Task directions
Repeat the listing exactly as given, omitting every image.

— start of Given data —

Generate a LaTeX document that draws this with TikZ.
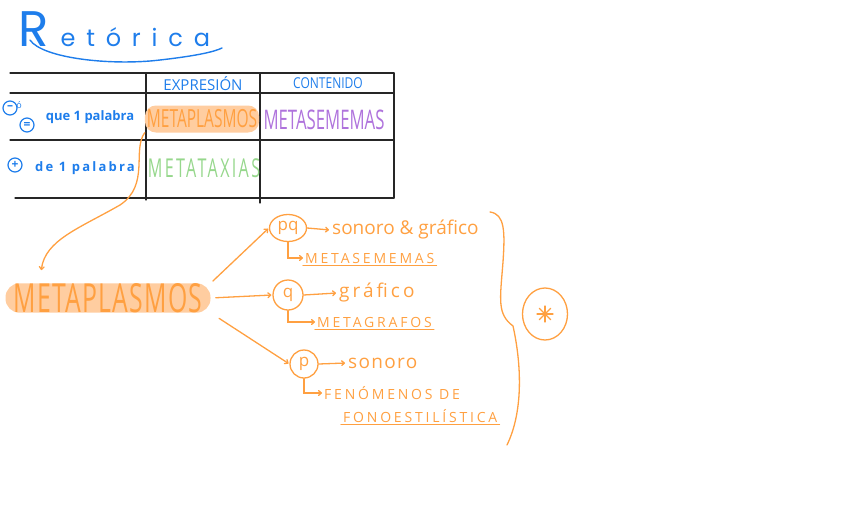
\documentclass[tikz,border=0pt]{standalone}
\usepackage{fontspec}
\setmainfont{Open Sans}
\newfontfamily\capsfont[FakeStretch=0.62]{Open Sans}
\newfontfamily\capsspaced[FakeStretch=0.62,LetterSpace=9]{Open Sans}
\newfontfamily\capsbig[FakeStretch=0.62,LetterSpace=3]{Open Sans}
\newfontfamily\headfont[FakeStretch=0.8]{Open Sans}
\newfontfamily\spacedcaps[LetterSpace=20]{Open Sans}
\newfontfamily\looseface[LetterSpace=16]{Open Sans}
\newfontfamily\lightloose[LetterSpace=7]{Open Sans}
\newfontfamily\wideblue[LetterSpace=17]{Open Sans}
\newfontfamily\titlefont[LetterSpace=45]{Poppins}
\newfontfamily\titlecap{Poppins}
\usetikzlibrary{arrows.meta,shapes.geometric}

\definecolor{inkblue}{RGB}{30,125,235}
\definecolor{inkorange}{RGB}{255,160,65}
\definecolor{marker}{RGB}{255,205,160}
\definecolor{inkpurple}{RGB}{175,115,220}
\definecolor{inkgreen}{RGB}{150,215,140}

\tikzset{
  rule/.style={line width=1.2pt, black!85},
  bluetext/.style={text=inkblue, inner sep=1pt},
  signcircle/.style={circle, draw=inkblue, line width=1.2pt, text=inkblue, minimum size=14pt, inner sep=0pt, font=\bfseries\fontsize{12}{12}\selectfont},
  orangeink/.style={draw=inkorange, line width=1.3pt},
  orangetext/.style={text=inkorange, inner sep=2pt},
  lettercircle/.style={ellipse, draw=inkorange, line width=1.3pt, text=inkorange, inner sep=0pt, font=\fontsize{17}{17}\selectfont},
  pen/.style={-{To[length=4pt,width=6pt]}, orangeink}
}

\begin{document}
\begin{tikzpicture}[x=1pt, y=-1pt, line cap=round]
\useasboundingbox (0,0) rectangle (848,530);

% title
\node at (18,46) [anchor=base west, text=inkblue, inner sep=0pt] (title) {{\titlecap\fontsize{50}{50}\selectfont R}\hspace{12pt}{\titlefont\fontsize{24}{24}\selectfont etórica}};
\draw[inkblue, line width=1.4pt] (30,40) .. controls (42,58) and (110,66) .. (160,60) .. controls (195,56) and (214,52) .. (222,48);

% table
\draw[rule] (10,73) -- (394,73);
\draw[rule] (10,93) -- (394,93);
\draw[rule] (10,140) -- (394,140);
\draw[rule] (15,198) -- (394,198);
\draw[rule] (146,73) -- (146,200);
\draw[rule] (260,73) -- (260,203);
\draw[rule] (394,73) -- (394,198);

\node at (203,84) [bluetext, font=\fontsize{15}{15}\selectfont] (expr) {EXPRESIÓN};
\node at (328,83) [bluetext, font=\headfont\fontsize{15}{15}\selectfont] (cont) {CONTENIDO};

\node at (10,108) [signcircle] (minusop) {–};
\node at (19,105) [bluetext, font=\fontsize{9}{9}\selectfont] (orword) {ó};
\node at (27,125) [signcircle] (equalop) {=};
\node at (90,117) [bluetext, font=\bfseries\fontsize{13}{13}\selectfont] (fewer) {que 1 palabra};
\node at (15,165) [signcircle] (plusop) {+};
\node at (85,168) [bluetext, font=\wideblue\bfseries\fontsize{13}{13}\selectfont] (more) {de 1 palabra};

\node at (202,119) [rectangle, fill=marker, rounded corners=11pt, minimum width=112pt, minimum height=27pt, orangetext, font=\capsfont\fontsize{25}{25}\selectfont] (tmeta) {METAPLASMOS};
\node at (324,120) [text=inkpurple, font=\capsfont\fontsize{27}{27}\selectfont] (tsem) {METASEMEMAS};
\node at (204,168) [text=inkgreen, font=\capsspaced\fontsize{26}{26}\selectfont] (ttax) {METATAXIAS};

% metaplasmos
\node at (108,298) [rectangle, fill=marker, rounded corners=14pt, minimum width=205pt, minimum height=28pt, orangetext, inner sep=0pt, font=\capsbig\fontsize{40}{40}\selectfont] (bigmeta) {METAPLASMOS};
\draw[pen] (tmeta.south west) .. controls (132,150) and (150,185) .. (120,205) .. controls (80,228) and (45,240) .. ([xshift=36pt,yshift=13pt]bigmeta.north west);

\node at (288,228) [lettercircle, minimum width=37pt, minimum height=27pt] (pq) {pq};
\node at (288,295) [lettercircle, minimum width=30pt, minimum height=30pt] (q) {q};
\node at (304,364) [lettercircle, minimum width=28pt, minimum height=28pt] (p) {p};

\draw[pen, shorten <=3pt, shorten >=1pt] (bigmeta.north east) -- (pq.west);
\draw[pen, shorten <=5pt, shorten >=1pt] (bigmeta.east) -- (q.west);
\draw[pen, shorten <=10pt, shorten >=1pt] (bigmeta.south east) -- (p.west);

\node at (330,230) [anchor=west, orangetext, font=\fontsize{19}{19}\selectfont] (sg) {sonoro \& gráfico};
\node at (337,293) [anchor=west, orangetext, font=\looseface\fontsize{19}{19}\selectfont] (gr) {gráfico};
\node at (346,363) [anchor=west, orangetext, font=\lightloose\fontsize{19}{19}\selectfont] (so) {sonoro};
\draw[pen, shorten >=1pt] (pq.east) -- (sg.west);
\draw[pen, shorten >=1pt] (q.east) -- (gr.west);
\draw[pen, shorten >=1pt] (p.east) -- (so.west);

\node at (303,258) [anchor=west, orangetext, font=\spacedcaps\fontsize{14}{14}\selectfont] (msem) {METASEMEMAS};
\node at (315,322) [anchor=west, orangetext, font=\spacedcaps\fontsize{14}{14}\selectfont] (mgraf) {METAGRAFOS};
\node at (322,393) [anchor=west, orangetext, font=\spacedcaps\fontsize{14}{14}\selectfont] (fen) {FENÓMENOS DE};
\node at (341,416) [anchor=west, orangetext, font=\spacedcaps\fontsize{14}{14}\selectfont] (fono) {FONOESTILÍSTICA};
\draw[orangeink] (msem.south west) -- (msem.south east);
\draw[orangeink] (mgraf.south west) -- (mgraf.south east);
\draw[orangeink] (fono.south west) -- (fono.south east);

\draw[pen] (pq.south) |- (msem.west);
\draw[pen] (q.south) |- (mgraf.west);
\draw[pen] (p.south) |- (fen.west);

% brace
\draw[orangeink] (490,212) .. controls (505,214) and (505,232) .. (503,262) .. controls (500,300) and (497,314) .. (513,326) .. controls (521,362) and (524,410) .. (507,445);
\node at (545,314) [ellipse, draw=inkorange, line width=1.3pt, minimum width=45pt, minimum height=52pt] (star) {};
\foreach \a in {0,45,90,135}
  \draw[orangeink] ([shift={(\a:8pt)}]star.center) -- ([shift={(\a+180:8pt)}]star.center);

\end{tikzpicture}
\end{document}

— end of Given data —

Completed exercise
Generate a LaTeX document that draws this with TikZ.
\documentclass[tikz,border=0pt]{standalone}
\usepackage{fontspec}
\setmainfont{Open Sans}
\newfontfamily\capsfont[FakeStretch=0.62]{Open Sans}
\newfontfamily\capsspaced[FakeStretch=0.62,LetterSpace=9]{Open Sans}
\newfontfamily\capsbig[FakeStretch=0.62,LetterSpace=3]{Open Sans}
\newfontfamily\headfont[FakeStretch=0.8]{Open Sans}
\newfontfamily\spacedcaps[LetterSpace=20]{Open Sans}
\newfontfamily\looseface[LetterSpace=16]{Open Sans}
\newfontfamily\lightloose[LetterSpace=7]{Open Sans}
\newfontfamily\wideblue[LetterSpace=17]{Open Sans}
\newfontfamily\titlefont[LetterSpace=45]{Poppins}
\newfontfamily\titlecap{Poppins}
\usetikzlibrary{arrows.meta,shapes.geometric}

\definecolor{inkblue}{RGB}{30,125,235}
\definecolor{inkorange}{RGB}{255,160,65}
\definecolor{marker}{RGB}{255,205,160}
\definecolor{inkpurple}{RGB}{175,115,220}
\definecolor{inkgreen}{RGB}{150,215,140}

\tikzset{
  rule/.style={line width=1.2pt, black!85},
  bluetext/.style={text=inkblue, inner sep=1pt},
  signcircle/.style={circle, draw=inkblue, line width=1.2pt, text=inkblue, minimum size=14pt, inner sep=0pt, font=\bfseries\fontsize{12}{12}\selectfont},
  orangeink/.style={draw=inkorange, line width=1.3pt},
  orangetext/.style={text=inkorange, inner sep=2pt},
  lettercircle/.style={ellipse, draw=inkorange, line width=1.3pt, text=inkorange, inner sep=0pt, font=\fontsize{17}{17}\selectfont},
  pen/.style={-{To[length=4pt,width=6pt]}, orangeink}
}

\begin{document}
\begin{tikzpicture}[x=1pt, y=-1pt, line cap=round]
\useasboundingbox (0,0) rectangle (848,530);

% title
\node at (18,46) [anchor=base west, text=inkblue, inner sep=0pt] (title) {{\titlecap\fontsize{50}{50}\selectfont R}\hspace{12pt}{\titlefont\fontsize{24}{24}\selectfont etórica}};
\draw[inkblue, line width=1.4pt] (30,40) .. controls (42,58) and (110,66) .. (160,60) .. controls (195,56) and (214,52) .. (222,48);

% table
\draw[rule] (10,73) -- (394,73);
\draw[rule] (10,93) -- (394,93);
\draw[rule] (10,140) -- (394,140);
\draw[rule] (15,198) -- (394,198);
\draw[rule] (146,73) -- (146,200);
\draw[rule] (260,73) -- (260,203);
\draw[rule] (394,73) -- (394,198);

\node at (203,84) [bluetext, font=\fontsize{15}{15}\selectfont] (expr) {EXPRESIÓN};
\node at (328,83) [bluetext, font=\headfont\fontsize{15}{15}\selectfont] (cont) {CONTENIDO};

\node at (10,108) [signcircle] (minusop) {–};
\node at (19,105) [bluetext, font=\fontsize{9}{9}\selectfont] (orword) {ó};
\node at (27,125) [signcircle] (equalop) {=};
\node at (90,117) [bluetext, font=\bfseries\fontsize{13}{13}\selectfont] (fewer) {que 1 palabra};
\node at (15,165) [signcircle] (plusop) {+};
\node at (85,168) [bluetext, font=\wideblue\bfseries\fontsize{13}{13}\selectfont] (more) {de 1 palabra};

\node at (202,119) [rectangle, fill=marker, rounded corners=11pt, minimum width=112pt, minimum height=27pt, orangetext, font=\capsfont\fontsize{25}{25}\selectfont] (tmeta) {METAPLASMOS};
\node at (324,120) [text=inkpurple, font=\capsfont\fontsize{27}{27}\selectfont] (tsem) {METASEMEMAS};
\node at (204,168) [text=inkgreen, font=\capsspaced\fontsize{26}{26}\selectfont] (ttax) {METATAXIAS};

% metaplasmos
\node at (108,298) [rectangle, fill=marker, rounded corners=14pt, minimum width=205pt, minimum height=28pt, orangetext, inner sep=0pt, font=\capsbig\fontsize{40}{40}\selectfont] (bigmeta) {METAPLASMOS};
\draw[pen] (tmeta.south west) .. controls (132,150) and (150,185) .. (120,205) .. controls (80,228) and (45,240) .. ([xshift=36pt,yshift=13pt]bigmeta.north west);

\node at (288,228) [lettercircle, minimum width=37pt, minimum height=27pt] (pq) {pq};
\node at (288,295) [lettercircle, minimum width=30pt, minimum height=30pt] (q) {q};
\node at (304,364) [lettercircle, minimum width=28pt, minimum height=28pt] (p) {p};

\draw[pen, shorten <=3pt, shorten >=1pt] (bigmeta.north east) -- (pq.west);
\draw[pen, shorten <=5pt, shorten >=1pt] (bigmeta.east) -- (q.west);
\draw[pen, shorten <=10pt, shorten >=1pt] (bigmeta.south east) -- (p.west);

\node at (330,230) [anchor=west, orangetext, font=\fontsize{19}{19}\selectfont] (sg) {sonoro \& gráfico};
\node at (337,293) [anchor=west, orangetext, font=\looseface\fontsize{19}{19}\selectfont] (gr) {gráfico};
\node at (346,363) [anchor=west, orangetext, font=\lightloose\fontsize{19}{19}\selectfont] (so) {sonoro};
\draw[pen, shorten >=1pt] (pq.east) -- (sg.west);
\draw[pen, shorten >=1pt] (q.east) -- (gr.west);
\draw[pen, shorten >=1pt] (p.east) -- (so.west);

\node at (303,258) [anchor=west, orangetext, font=\spacedcaps\fontsize{14}{14}\selectfont] (msem) {METASEMEMAS};
\node at (315,322) [anchor=west, orangetext, font=\spacedcaps\fontsize{14}{14}\selectfont] (mgraf) {METAGRAFOS};
\node at (322,393) [anchor=west, orangetext, font=\spacedcaps\fontsize{14}{14}\selectfont] (fen) {FENÓMENOS DE};
\node at (341,416) [anchor=west, orangetext, font=\spacedcaps\fontsize{14}{14}\selectfont] (fono) {FONOESTILÍSTICA};
\draw[orangeink] (msem.south west) -- (msem.south east);
\draw[orangeink] (mgraf.south west) -- (mgraf.south east);
\draw[orangeink] (fono.south west) -- (fono.south east);

\draw[pen] (pq.south) |- (msem.west);
\draw[pen] (q.south) |- (mgraf.west);
\draw[pen] (p.south) |- (fen.west);

% brace
\draw[orangeink] (490,212) .. controls (505,214) and (505,232) .. (503,262) .. controls (500,300) and (497,314) .. (513,326) .. controls (521,362) and (524,410) .. (507,445);
\node at (545,314) [ellipse, draw=inkorange, line width=1.3pt, minimum width=45pt, minimum height=52pt] (star) {};
\foreach \a in {0,45,90,135}
  \draw[orangeink] ([shift={(\a:8pt)}]star.center) -- ([shift={(\a+180:8pt)}]star.center);

\end{tikzpicture}
\end{document}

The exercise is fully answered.